To understand the mechanistic processes behind moisture fluxes across the boundaries, we use ERA-Interim dataset for concision and because it has a relatively better representation of all the moisture budget components. We specifically focus on the summer (JJAS) and winter (DJFM) months to understand their contrasting behavior in the seasonal climatology. In winter, the synoptic-scale (submonthly) weather systems dominate the VIMFD magnitudes (Fig. S1 in the online supplemental material), bringing substantial moisture into the domain and resulting in overall convergence. The meridional moisture transport yield convergence (Fig. S3e in the online supplemental material) as the moisture inflows through the south, while fluxes across the north boundary are relatively weaker (Figs. 5c,d). In the zonal direction, the fluxes intensify from west to east, with higher moisture being removed through the east boundary (Figs. 5a,b). The strength of this zonal divergence is weaker than the meridional convergence, ensuing net convergence in winter. In summer, there is a strong moisture influx across the south boundary that is prominent on the southwestern edge from 950 to 800 hPa (Fig. 5g), while the north boundary has relatively weaker outflow (Fig. 5h) resulting in meridional convergence. As in the winter, the westerly fluxes bring in moisture and carry it out through the eastern boundary (Figs. 5e,f). However, unlike winters, the summer moisture gradient between the two boundaries is greater (supplemental Fig. S3d), resulting in much stronger divergence (supplemental Fig. S3h). Overall, the zonal divergence is the dominant contributor toward the net summer divergence (Fig. 2d).

Fig. 5.
Fig. 5.

Vertical profile of moisture flux across boundaries in (top) winter (DJFM) and (bottom) summer (JJAS) for ERA-Interim: (a),(b),(e),(f) zonal flux qu and (c),(d),(g),(h) meridional flux for which positive sign shows northward flow. The units for specific humidity q and winds (u, υ) are kilograms of water per kilogram of air and meters per second, respectively.

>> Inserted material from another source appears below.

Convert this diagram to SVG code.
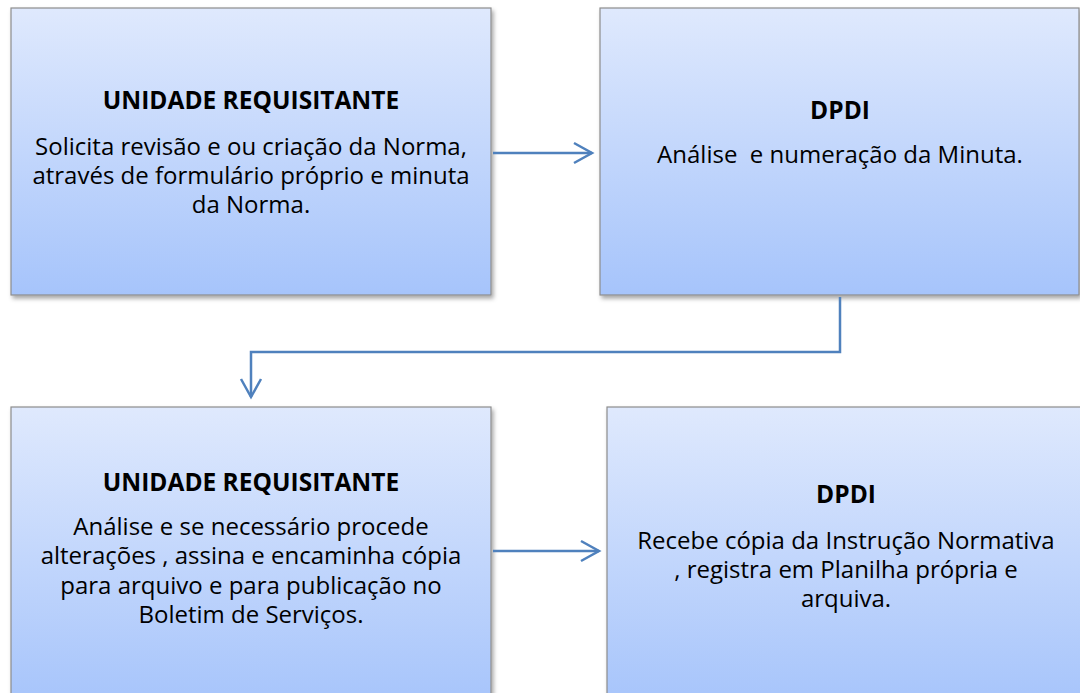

Citation: Journal of Climate 34, 2; 10.1175/JCLI-D-19-0952.1

(ii) Spatial patterns

The spatial patterns of the VIMFD conform with the seasonality, showing net convergence in winter, autumn, and spring and overall divergence in the summer (Fig. 6). In spring, we observe enhanced net convergence in the atmospheric column over the lakes and divergence zones downwind, which is more prominent in CFSR (Figs. 6d–f). The summer (Figs. 6g–i) and autumn seasons (Figs. 6j–l) exhibit more spatial variability in the convergence and divergence patterns. In summer, Lake Superior mostly has convergence overhead, with divergence toward the downwind (eastern) shore, while over Lakes Michigan and Huron, there are mixed patterns depending on the location and reanalysis product. Both MERRA2 and CFSR have strong divergence downwind of lakes that is not as pronounced in ERA-Interim. The domain also shows patterns of alternating convergence and divergence over land to the southeast of Lakes Erie and Ontario between 40°–45°N and 80°–74°W, where the Appalachian mountainous terrain can also influence the fluxes. The effect of topography on VIMFD is more prominent in CFSR, especially during the summer months, producing alternating convergence and divergence patterns on the southeastern edge of the domain that merges with the effects of the lakes (Fig. 6i). It is important to note that the native model resolution of the reanalyses will also affect the convergence/divergence patterns, where finer resolution models may produce more resolved details as we observe in CFSR (Table S1 in the online supplemental material). These localized spatial patterns provide some indication that the topography and water bodies may influence the regional distribution of convergence and divergence zones.

Fig. 6.
Fig. 6.

Seasonal (as labeled) spatial patterns of VIMFD (mm day−1) averaged over the 1981–2010 period for (left) ERA-Interim, (center) MERRA-2, and (right) CFSR. Blue colors (positive sign) show divergence, and red colors (negative sign) show convergence.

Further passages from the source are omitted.